Helena Crystello

             

A verdadeira humildade é o auto-respeito inteligente que nos impede de pensar muito alto ou muito mal de nós mesmos. Torna-nos modestos, lembrando-nos o quanto estamos aquém do que podemos ser.
- Ralph W. Sockman

 

A humildade é uma característica da nobreza sem alarde. Quem a demonstra não impõe credenciais e exibe afetações. Não é uma energia axial que gira em redor de si mesma como o instinto primário e egotista dos autocentrados. Vinga pela sua natureza e equanimidade. Está no palco mas afasta-se do holofote porque vive na sombra da sua própria grandeza.
Helena Crystello era assim - como se fosse um reflexo de luz atravessando o vidro de uma janela, uma imagem sem artifícios do outro lado do silêncio.
Nasceu em Lisboa mas adotou os Açores como o seu pedaço de mundo, a sua montanha, o ninho. Naufragou na costa e ali foi, com Chrys Chrystello, o companheiro, plantando raízes de palavras na água do mar. Daquele espaço na Lomba da Maia, vulnerável à chuva e à melancolia das névoas, fizeram sair livros e o Colóquio da Lusofonia.
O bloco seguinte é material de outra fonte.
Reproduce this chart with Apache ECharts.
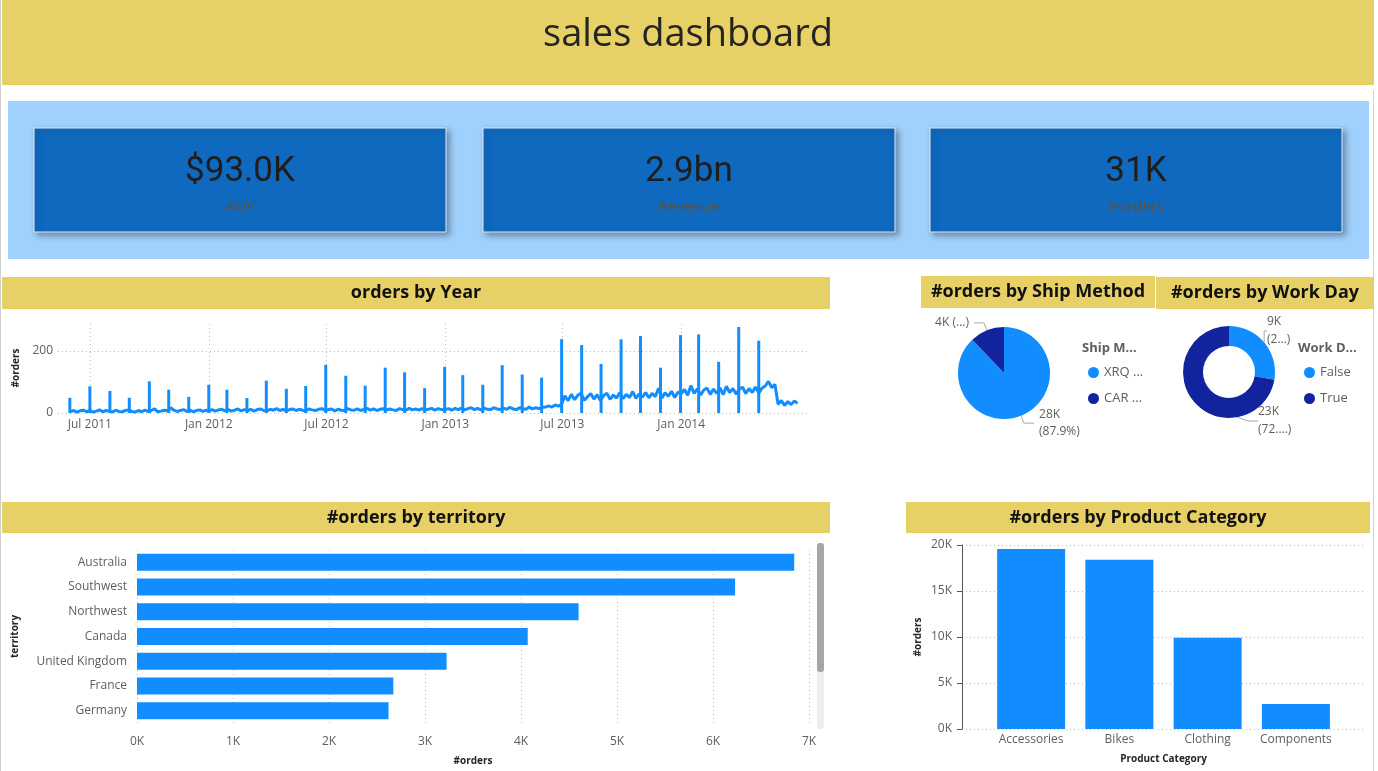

Criaram uma ponte no vento que os tem levado a outras geografias.
Helena sorria. É do seu sorriso que vou falar. Os livros que deixou não carecem da minha atenção, têm voz própria, conversam connosco quando pegamos neles, são o testemunho do seu empenho, do seu magnífico trabalho, e atestam, de modo invulgar, do  seu afeto pelos Açores. 
O que me comovia no sorriso da Helena era aquela voz pueril dos sinais sem mácula,  a sua espontânea claridade, diria até maternal. O calor de um lugar, uma casa. Um banco de jardim num recanto da primavera.
Nos espaços da literatura encontramos por vezes âncoras, seres que estão connosco num diálogo com a nossa humanidade, centrados numa posição de partilha. Sólidas, permanentes, credíveis na sua estrutura ética. Não se perdem em artifícios sociais, bajulação para entreter egos carentes.  Helena Crystello fazia parte de uma tribo especial nesse microcosmo literário. Atravessava muros com o sorriso amigo, leal e humilde.
 Se interpretarmos a ausência como uma letargia de chuvas entre o céu e a terra da nossa finitude, e o que de nós eventualmente fica para além dos livros, que maior relevância na memória que a bondade de um sorriso, um sorriso como o da Helena, em contínua floração entre as inalteráveis estações do tempo.